▶ **Task brief**:
Determine which lines of the records include the word "this", and copy them.

Entries with chart source code
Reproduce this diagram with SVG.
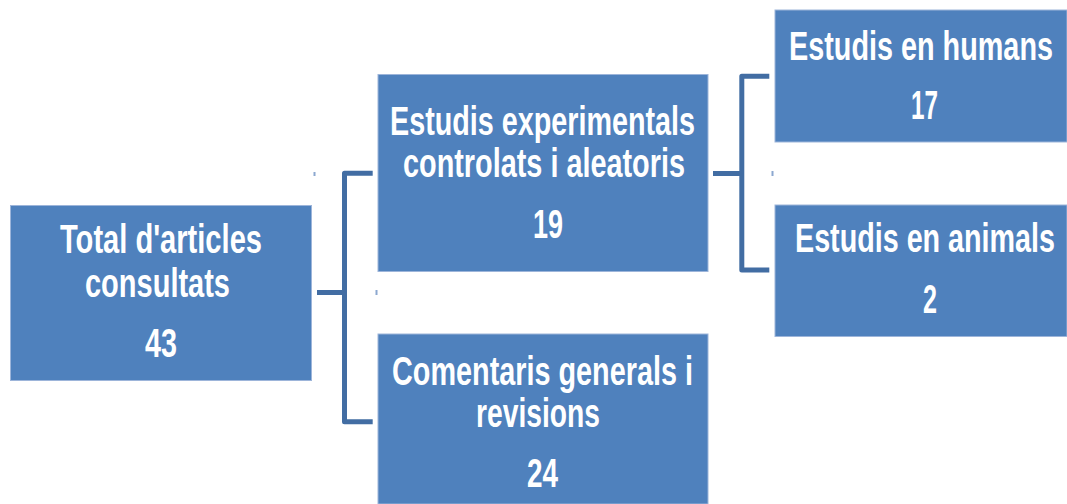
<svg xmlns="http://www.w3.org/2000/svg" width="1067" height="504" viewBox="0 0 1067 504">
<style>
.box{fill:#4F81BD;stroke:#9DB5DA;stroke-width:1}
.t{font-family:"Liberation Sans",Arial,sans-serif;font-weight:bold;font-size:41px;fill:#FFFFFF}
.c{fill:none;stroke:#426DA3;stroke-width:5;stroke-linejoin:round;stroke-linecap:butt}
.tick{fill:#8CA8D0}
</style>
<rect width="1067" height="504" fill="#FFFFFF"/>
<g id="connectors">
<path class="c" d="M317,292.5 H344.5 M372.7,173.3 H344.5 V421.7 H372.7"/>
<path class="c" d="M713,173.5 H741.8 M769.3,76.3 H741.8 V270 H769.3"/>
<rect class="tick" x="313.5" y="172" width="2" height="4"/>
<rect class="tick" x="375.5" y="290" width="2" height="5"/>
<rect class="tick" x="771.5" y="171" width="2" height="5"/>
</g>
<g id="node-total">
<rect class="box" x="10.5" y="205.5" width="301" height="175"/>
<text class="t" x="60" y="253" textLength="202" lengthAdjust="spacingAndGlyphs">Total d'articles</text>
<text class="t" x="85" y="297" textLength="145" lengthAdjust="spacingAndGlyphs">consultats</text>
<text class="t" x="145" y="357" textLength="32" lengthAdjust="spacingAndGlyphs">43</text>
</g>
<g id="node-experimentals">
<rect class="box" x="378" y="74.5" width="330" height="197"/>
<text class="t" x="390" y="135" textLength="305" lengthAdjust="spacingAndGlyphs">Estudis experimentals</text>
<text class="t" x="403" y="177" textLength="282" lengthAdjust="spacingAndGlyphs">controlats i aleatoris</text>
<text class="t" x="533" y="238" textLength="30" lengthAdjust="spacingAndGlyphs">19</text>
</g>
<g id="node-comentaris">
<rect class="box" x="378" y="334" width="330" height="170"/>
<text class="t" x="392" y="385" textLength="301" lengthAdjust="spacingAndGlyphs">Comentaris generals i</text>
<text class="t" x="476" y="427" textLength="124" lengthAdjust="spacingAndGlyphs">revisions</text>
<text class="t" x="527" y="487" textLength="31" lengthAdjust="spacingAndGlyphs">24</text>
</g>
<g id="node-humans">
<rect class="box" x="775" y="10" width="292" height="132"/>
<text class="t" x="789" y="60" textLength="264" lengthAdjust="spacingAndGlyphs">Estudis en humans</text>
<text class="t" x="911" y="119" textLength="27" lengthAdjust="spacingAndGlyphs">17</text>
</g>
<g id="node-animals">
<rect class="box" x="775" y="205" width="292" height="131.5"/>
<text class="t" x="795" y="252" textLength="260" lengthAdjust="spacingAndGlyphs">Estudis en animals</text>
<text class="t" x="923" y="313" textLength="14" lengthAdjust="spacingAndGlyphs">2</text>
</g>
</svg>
--
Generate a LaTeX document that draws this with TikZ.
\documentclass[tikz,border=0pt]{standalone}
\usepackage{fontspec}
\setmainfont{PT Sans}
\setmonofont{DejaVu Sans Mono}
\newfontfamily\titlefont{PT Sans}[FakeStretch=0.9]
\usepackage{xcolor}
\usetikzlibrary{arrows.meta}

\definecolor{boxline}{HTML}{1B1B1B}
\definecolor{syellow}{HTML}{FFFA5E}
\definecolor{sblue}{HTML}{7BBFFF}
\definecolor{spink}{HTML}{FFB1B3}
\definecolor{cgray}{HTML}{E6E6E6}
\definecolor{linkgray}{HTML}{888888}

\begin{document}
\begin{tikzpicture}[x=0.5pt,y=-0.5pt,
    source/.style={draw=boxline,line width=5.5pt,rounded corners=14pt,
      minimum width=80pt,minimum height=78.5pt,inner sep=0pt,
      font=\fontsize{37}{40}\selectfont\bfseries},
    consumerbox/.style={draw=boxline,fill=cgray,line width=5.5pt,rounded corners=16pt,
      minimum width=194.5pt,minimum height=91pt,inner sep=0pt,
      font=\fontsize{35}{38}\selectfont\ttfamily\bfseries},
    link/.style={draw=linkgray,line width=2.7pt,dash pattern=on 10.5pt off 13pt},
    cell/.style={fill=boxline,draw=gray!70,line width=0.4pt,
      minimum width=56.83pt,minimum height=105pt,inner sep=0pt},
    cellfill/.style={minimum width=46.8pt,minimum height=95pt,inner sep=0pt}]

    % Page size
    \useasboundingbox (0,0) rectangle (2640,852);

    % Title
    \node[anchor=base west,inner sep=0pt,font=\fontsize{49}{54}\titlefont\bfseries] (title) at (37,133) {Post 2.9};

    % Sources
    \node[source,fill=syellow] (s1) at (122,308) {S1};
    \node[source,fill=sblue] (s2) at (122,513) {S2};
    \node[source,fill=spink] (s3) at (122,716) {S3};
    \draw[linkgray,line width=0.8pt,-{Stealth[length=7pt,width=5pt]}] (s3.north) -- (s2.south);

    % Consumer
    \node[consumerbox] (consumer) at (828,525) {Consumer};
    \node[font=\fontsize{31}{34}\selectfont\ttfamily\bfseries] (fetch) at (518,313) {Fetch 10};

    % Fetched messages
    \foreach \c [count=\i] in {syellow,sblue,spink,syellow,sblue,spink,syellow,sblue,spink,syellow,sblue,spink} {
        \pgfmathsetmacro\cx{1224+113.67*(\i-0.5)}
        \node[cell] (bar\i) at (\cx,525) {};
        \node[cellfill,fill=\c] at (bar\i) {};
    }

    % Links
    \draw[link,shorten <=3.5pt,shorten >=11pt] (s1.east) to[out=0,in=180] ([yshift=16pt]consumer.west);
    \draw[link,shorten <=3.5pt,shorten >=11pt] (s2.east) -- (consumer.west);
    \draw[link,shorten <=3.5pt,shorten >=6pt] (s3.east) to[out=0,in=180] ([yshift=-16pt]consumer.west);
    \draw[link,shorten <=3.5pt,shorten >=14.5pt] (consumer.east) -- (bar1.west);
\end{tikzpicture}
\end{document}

▶ **Reply to the exercise**:
Reproduce this diagram with SVG.
Generate a LaTeX document that draws this with TikZ.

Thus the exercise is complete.